**OBJECTIVE:** Please transcribe the data below exactly. Leave the pictures out.
-- Begin DATA BLOCK --
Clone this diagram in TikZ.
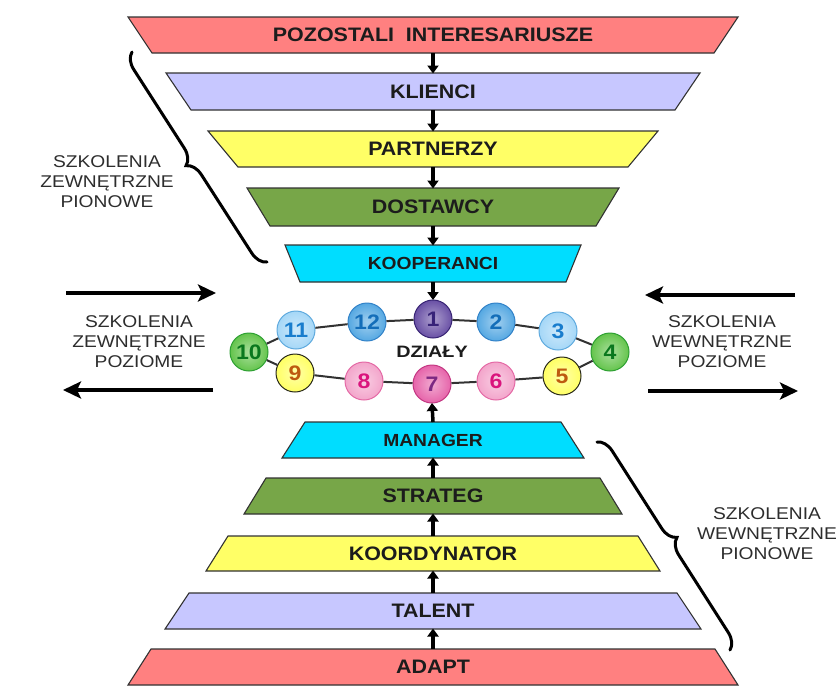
\documentclass[tikz,border=0pt]{standalone}
\usepackage{fontspec}
\setmainfont{Liberation Sans}
\newfontfamily\boxfont{Liberation Sans}[FakeStretch=1.1]
\newfontfamily\sidefont{Liberation Sans}[FakeStretch=1.13]
\newfontfamily\hubfont{Liberation Sans}[FakeStretch=1.2]
\usetikzlibrary{arrows.meta,decorations.pathreplacing}

% layer colours
\definecolor{salmon}{RGB}{255,128,128}
\definecolor{lavender}{RGB}{199,199,255}
\definecolor{lemon}{RGB}{255,255,102}
\definecolor{olive}{RGB}{119,166,72}
\definecolor{aqua}{RGB}{0,221,255}
\definecolor{edge}{RGB}{50,50,50}
\definecolor{ink}{RGB}{28,28,28}
\definecolor{greyink}{RGB}{45,45,45}
% department balls: fill, rim, digit
\definecolor{fA}{RGB}{105,80,165}   \definecolor{rA}{RGB}{55,35,115}   \definecolor{tA}{RGB}{55,35,120}
\definecolor{fB}{RGB}{85,168,226}   \definecolor{rB}{RGB}{50,130,200}  \definecolor{tB}{RGB}{20,110,185}
\definecolor{fC}{RGB}{165,215,247}  \definecolor{rC}{RGB}{95,170,222}  \definecolor{tC}{RGB}{25,125,205}
\definecolor{fD}{RGB}{100,196,76}   \definecolor{rD}{RGB}{45,160,50}   \definecolor{tD}{RGB}{10,120,30}
\definecolor{fE}{RGB}{255,255,100}  \definecolor{rE}{RGB}{40,40,25}    \definecolor{tE}{RGB}{190,90,15}
\definecolor{fF}{RGB}{243,165,203}  \definecolor{rF}{RGB}{228,105,165} \definecolor{tF}{RGB}{218,20,125}
\definecolor{fG}{RGB}{230,100,170}  \definecolor{rG}{RGB}{195,55,130}  \definecolor{tG}{RGB}{125,40,130}

% one trapezoid layer: name, top y, bottom y, top half-width, bottom half-width, fill, label
\newcommand\drawlayer[7]{%
  \filldraw[layeredge, fill=#6] ({433-#4},#2) -- ({433+#4},#2) -- ({433+#5},#3) -- ({433-#5},#3) -- cycle;
  \node[layerlabel, minimum height={(#3-#2)*1pt}] (#1) at (433,{(#2+#3)/2}) {#7};
}
\newcommand\smallcaps{\boxfont\bfseries\fontsize{17.5}{20}\selectfont}

\begin{document}
\begin{tikzpicture}[x=1pt,y=-1pt,
  layeredge/.style={draw=edge, line width=1.1pt, line join=miter},
  layerlabel/.style={inner sep=0pt, outer sep=0pt, text=ink, font=\boxfont\bfseries\fontsize{19.5}{22}\selectfont},
  flow/.style={line width=3.5pt, draw=black, -{Triangle[length=8pt,width=11pt]}, shorten >=-0.5pt},
  sidearrow/.style={line width=4pt, draw=black, -{Stealth[length=18pt,width=17pt,inset=4pt]}},
  sidetext/.style={align=center, text=greyink, inner sep=0pt, font=\sidefont\fontsize{17}{20}\selectfont},
  curly/.style={draw=black, line width=3pt, line cap=round, decorate, decoration={brace, amplitude=16pt}},
  dept/.style n args={3}{circle, minimum size=38pt, inner sep=0pt, draw=#2, line width=1pt,
    inner color=#1!55!white, outer color=#1, text=#3,
    font=\boxfont\bfseries\fontsize{21}{22}\selectfont},
  ring/.style={draw=edge, line width=2pt}
]
\useasboundingbox (0,0) rectangle (838,686);

% external chain (upper funnel)
\drawlayer{pozostali}{17}{53}{305}{281}{salmon}{POZOSTALI\ \ INTERESARIUSZE}
\drawlayer{klienci}{73}{110}{267}{242}{lavender}{KLIENCI}
\drawlayer{partnerzy}{131}{167}{225}{195}{lemon}{PARTNERZY}
\drawlayer{dostawcy}{188}{226}{186}{163}{olive}{DOSTAWCY}
\drawlayer{kooperanci}{245}{282}{148}{133}{aqua}{\smallcaps KOOPERANCI}

% internal chain (lower pyramid)
\drawlayer{manager}{422}{458}{128}{151}{aqua}{\smallcaps MANAGER}
\drawlayer{strateg}{478}{514}{167}{189}{olive}{STRATEG}
\drawlayer{koordynator}{536}{571}{205}{227}{lemon}{KOORDYNATOR}
\drawlayer{talent}{593}{629}{244}{268}{lavender}{TALENT}
\drawlayer{adapt}{649}{685}{282}{305}{salmon}{ADAPT}

% departments
\node[dept={fA}{rA}{tA}] (d1)  at (433,319) {1};
\node[dept={fB}{rB}{tB}] (d2)  at (496,322) {2};
\node[dept={fC}{rC}{tC}] (d3)  at (558,331) {3};
\node[dept={fD}{rD}{tD}] (d4)  at (610,352) {4};
\node[dept={fE}{rE}{tE}] (d5)  at (562,376) {5};
\node[dept={fF}{rF}{tF}] (d6)  at (496,381) {6};
\node[dept={fG}{rG}{tG}] (d7)  at (432,384) {7};
\node[dept={fF}{rF}{tF}] (d8)  at (364,381) {8};
\node[dept={fE}{rE}{tE}] (d9)  at (295,373) {9};
\node[dept={fD}{rD}{tD}] (d10) at (249,352) {10};
\node[dept={fC}{rC}{tC}] (d11) at (296,330) {11};
\node[dept={fB}{rB}{tB}] (d12) at (367,322) {12};
\node[text=ink, font=\hubfont\bfseries\fontsize{16.5}{18}\selectfont] (dzialy) at (432,352) {DZIAŁY};

\foreach \a/\b in {1/2,2/3,3/4,4/5,5/6,6/7,7/8,8/9,9/10,10/11,11/12,12/1}
  \draw[ring] (d\a) -- (d\b);

% vertical flow
\draw[flow] (pozostali.south) -- (klienci.north);
\draw[flow] (klienci.south) -- (partnerzy.north);
\draw[flow] (partnerzy.south) -- (dostawcy.north);
\draw[flow] (dostawcy.south) -- (kooperanci.north);
\draw[flow] (kooperanci.south) -- (d1.north);
\draw[flow] (adapt.north) -- (talent.south);
\draw[flow] (talent.north) -- (koordynator.south);
\draw[flow] (koordynator.north) -- (strateg.south);
\draw[flow] (strateg.north) -- (manager.south);
\draw[flow] (manager.north) -- (d7.south);

% horizontal training
\coordinate (lin1) at (66,293);   \coordinate (lin2) at (216,293);
\coordinate (lout1) at (213,390); \coordinate (lout2) at (63,390);
\coordinate (rin1) at (795,295);  \coordinate (rin2) at (645,295);
\coordinate (rout1) at (648,391); \coordinate (rout2) at (798,391);
\draw[sidearrow] (lin1) -- (lin2);
\draw[sidearrow] (lout1) -- (lout2);
\draw[sidearrow] (rin1) -- (rin2);
\draw[sidearrow] (rout1) -- (rout2);
\node[sidetext] (hext) at (139,342) {SZKOLENIA\\ZEWNĘTRZNE\\POZIOME};
\node[sidetext] (hint) at (722,342) {SZKOLENIA\\WEWNĘTRZNE\\POZIOME};

% vertical training braces
\coordinate (lb1) at (267,262); \coordinate (lb2) at (132,52);
\coordinate (rb1) at (597,442); \coordinate (rb2) at (730,650);
\draw[curly] (lb1) -- (lb2);
\draw[curly] (rb1) -- (rb2);
\node[sidetext] (vext) at (107,182) {SZKOLENIA\\ZEWNĘTRZNE\\PIONOWE};
\node[sidetext] (vint) at (767,534) {SZKOLENIA\\WEWNĘTRZNE\\PIONOWE};
\end{tikzpicture}
\end{document}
-- End DATA BLOCK --
**TASK RESULT:**
Clone this diagram in TikZ.
\documentclass[tikz,border=0pt]{standalone}
\usepackage{fontspec}
\setmainfont{Liberation Sans}
\newfontfamily\boxfont{Liberation Sans}[FakeStretch=1.1]
\newfontfamily\sidefont{Liberation Sans}[FakeStretch=1.13]
\newfontfamily\hubfont{Liberation Sans}[FakeStretch=1.2]
\usetikzlibrary{arrows.meta,decorations.pathreplacing}

% layer colours
\definecolor{salmon}{RGB}{255,128,128}
\definecolor{lavender}{RGB}{199,199,255}
\definecolor{lemon}{RGB}{255,255,102}
\definecolor{olive}{RGB}{119,166,72}
\definecolor{aqua}{RGB}{0,221,255}
\definecolor{edge}{RGB}{50,50,50}
\definecolor{ink}{RGB}{28,28,28}
\definecolor{greyink}{RGB}{45,45,45}
% department balls: fill, rim, digit
\definecolor{fA}{RGB}{105,80,165}   \definecolor{rA}{RGB}{55,35,115}   \definecolor{tA}{RGB}{55,35,120}
\definecolor{fB}{RGB}{85,168,226}   \definecolor{rB}{RGB}{50,130,200}  \definecolor{tB}{RGB}{20,110,185}
\definecolor{fC}{RGB}{165,215,247}  \definecolor{rC}{RGB}{95,170,222}  \definecolor{tC}{RGB}{25,125,205}
\definecolor{fD}{RGB}{100,196,76}   \definecolor{rD}{RGB}{45,160,50}   \definecolor{tD}{RGB}{10,120,30}
\definecolor{fE}{RGB}{255,255,100}  \definecolor{rE}{RGB}{40,40,25}    \definecolor{tE}{RGB}{190,90,15}
\definecolor{fF}{RGB}{243,165,203}  \definecolor{rF}{RGB}{228,105,165} \definecolor{tF}{RGB}{218,20,125}
\definecolor{fG}{RGB}{230,100,170}  \definecolor{rG}{RGB}{195,55,130}  \definecolor{tG}{RGB}{125,40,130}

% one trapezoid layer: name, top y, bottom y, top half-width, bottom half-width, fill, label
\newcommand\drawlayer[7]{%
  \filldraw[layeredge, fill=#6] ({433-#4},#2) -- ({433+#4},#2) -- ({433+#5},#3) -- ({433-#5},#3) -- cycle;
  \node[layerlabel, minimum height={(#3-#2)*1pt}] (#1) at (433,{(#2+#3)/2}) {#7};
}
\newcommand\smallcaps{\boxfont\bfseries\fontsize{17.5}{20}\selectfont}

\begin{document}
\begin{tikzpicture}[x=1pt,y=-1pt,
  layeredge/.style={draw=edge, line width=1.1pt, line join=miter},
  layerlabel/.style={inner sep=0pt, outer sep=0pt, text=ink, font=\boxfont\bfseries\fontsize{19.5}{22}\selectfont},
  flow/.style={line width=3.5pt, draw=black, -{Triangle[length=8pt,width=11pt]}, shorten >=-0.5pt},
  sidearrow/.style={line width=4pt, draw=black, -{Stealth[length=18pt,width=17pt,inset=4pt]}},
  sidetext/.style={align=center, text=greyink, inner sep=0pt, font=\sidefont\fontsize{17}{20}\selectfont},
  curly/.style={draw=black, line width=3pt, line cap=round, decorate, decoration={brace, amplitude=16pt}},
  dept/.style n args={3}{circle, minimum size=38pt, inner sep=0pt, draw=#2, line width=1pt,
    inner color=#1!55!white, outer color=#1, text=#3,
    font=\boxfont\bfseries\fontsize{21}{22}\selectfont},
  ring/.style={draw=edge, line width=2pt}
]
\useasboundingbox (0,0) rectangle (838,686);

% external chain (upper funnel)
\drawlayer{pozostali}{17}{53}{305}{281}{salmon}{POZOSTALI\ \ INTERESARIUSZE}
\drawlayer{klienci}{73}{110}{267}{242}{lavender}{KLIENCI}
\drawlayer{partnerzy}{131}{167}{225}{195}{lemon}{PARTNERZY}
\drawlayer{dostawcy}{188}{226}{186}{163}{olive}{DOSTAWCY}
\drawlayer{kooperanci}{245}{282}{148}{133}{aqua}{\smallcaps KOOPERANCI}

% internal chain (lower pyramid)
\drawlayer{manager}{422}{458}{128}{151}{aqua}{\smallcaps MANAGER}
\drawlayer{strateg}{478}{514}{167}{189}{olive}{STRATEG}
\drawlayer{koordynator}{536}{571}{205}{227}{lemon}{KOORDYNATOR}
\drawlayer{talent}{593}{629}{244}{268}{lavender}{TALENT}
\drawlayer{adapt}{649}{685}{282}{305}{salmon}{ADAPT}

% departments
\node[dept={fA}{rA}{tA}] (d1)  at (433,319) {1};
\node[dept={fB}{rB}{tB}] (d2)  at (496,322) {2};
\node[dept={fC}{rC}{tC}] (d3)  at (558,331) {3};
\node[dept={fD}{rD}{tD}] (d4)  at (610,352) {4};
\node[dept={fE}{rE}{tE}] (d5)  at (562,376) {5};
\node[dept={fF}{rF}{tF}] (d6)  at (496,381) {6};
\node[dept={fG}{rG}{tG}] (d7)  at (432,384) {7};
\node[dept={fF}{rF}{tF}] (d8)  at (364,381) {8};
\node[dept={fE}{rE}{tE}] (d9)  at (295,373) {9};
\node[dept={fD}{rD}{tD}] (d10) at (249,352) {10};
\node[dept={fC}{rC}{tC}] (d11) at (296,330) {11};
\node[dept={fB}{rB}{tB}] (d12) at (367,322) {12};
\node[text=ink, font=\hubfont\bfseries\fontsize{16.5}{18}\selectfont] (dzialy) at (432,352) {DZIAŁY};

\foreach \a/\b in {1/2,2/3,3/4,4/5,5/6,6/7,7/8,8/9,9/10,10/11,11/12,12/1}
  \draw[ring] (d\a) -- (d\b);

% vertical flow
\draw[flow] (pozostali.south) -- (klienci.north);
\draw[flow] (klienci.south) -- (partnerzy.north);
\draw[flow] (partnerzy.south) -- (dostawcy.north);
\draw[flow] (dostawcy.south) -- (kooperanci.north);
\draw[flow] (kooperanci.south) -- (d1.north);
\draw[flow] (adapt.north) -- (talent.south);
\draw[flow] (talent.north) -- (koordynator.south);
\draw[flow] (koordynator.north) -- (strateg.south);
\draw[flow] (strateg.north) -- (manager.south);
\draw[flow] (manager.north) -- (d7.south);

% horizontal training
\coordinate (lin1) at (66,293);   \coordinate (lin2) at (216,293);
\coordinate (lout1) at (213,390); \coordinate (lout2) at (63,390);
\coordinate (rin1) at (795,295);  \coordinate (rin2) at (645,295);
\coordinate (rout1) at (648,391); \coordinate (rout2) at (798,391);
\draw[sidearrow] (lin1) -- (lin2);
\draw[sidearrow] (lout1) -- (lout2);
\draw[sidearrow] (rin1) -- (rin2);
\draw[sidearrow] (rout1) -- (rout2);
\node[sidetext] (hext) at (139,342) {SZKOLENIA\\ZEWNĘTRZNE\\POZIOME};
\node[sidetext] (hint) at (722,342) {SZKOLENIA\\WEWNĘTRZNE\\POZIOME};

% vertical training braces
\coordinate (lb1) at (267,262); \coordinate (lb2) at (132,52);
\coordinate (rb1) at (597,442); \coordinate (rb2) at (730,650);
\draw[curly] (lb1) -- (lb2);
\draw[curly] (rb1) -- (rb2);
\node[sidetext] (vext) at (107,182) {SZKOLENIA\\ZEWNĘTRZNE\\PIONOWE};
\node[sidetext] (vint) at (767,534) {SZKOLENIA\\WEWNĘTRZNE\\PIONOWE};
\end{tikzpicture}
\end{document}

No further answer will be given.